The focus of Ed McBain's take on crime in Guns is, unsurprisingly, on guns. You can look at the logistics of carrying out a hold-up on a New York liquor store in a number of ways and Colley has been weighting the options up. The fact that it's in the middle of an August heatwave could play a part in how things play out, he's a little superstitious that it's the thirteenth job he has worked on with Jocko and their driver Teddy, but the one factor that is inevitably going to be the most significant on this or any job is the use of guns. But Colley trusts these guys and, after all, they even gifted him with the gun he carries after being released from prison, so despite his reservations outside the store, Colley is in.

He's right to be worried though because the thing with guns is, while it gives you enormous power and control, what happens when someone else in the liquor store also has a gun? And what if it's two cops holding guns? The first 30 or so pages of Guns are a masterclass of classic crime fiction, establishing character, situation, introducing foreboding with all those undercurrents and considerations of what it means to hold a gun and pull an armed robbery. And considering the direction of travel, the next problem Colley has to get his head around is consideration of what it means to shoot a cop.

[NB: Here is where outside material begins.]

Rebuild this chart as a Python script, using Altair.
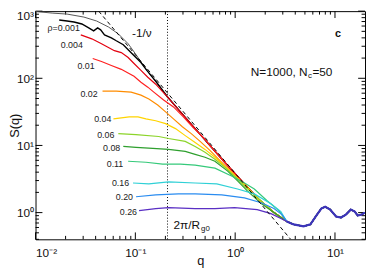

The same forensic approach to situations and the underlying implications of what every next minute brings, the menace and foreboding growing minute by minute, is carried through subsequent chapters as Colley desperately - and increasingly desperately - tries to find ways to pull himself out of the hole he is in. And since it's all about guns, they feature and relate back to many other issues with crime, gangs and drugs from Harlem to the Bronx. Poverty in those communities is also a factor in crime, the psychology of gangs is explored and the attraction of violence, but there are always choices to be made. Having a gun however tends to push you in a certain direction.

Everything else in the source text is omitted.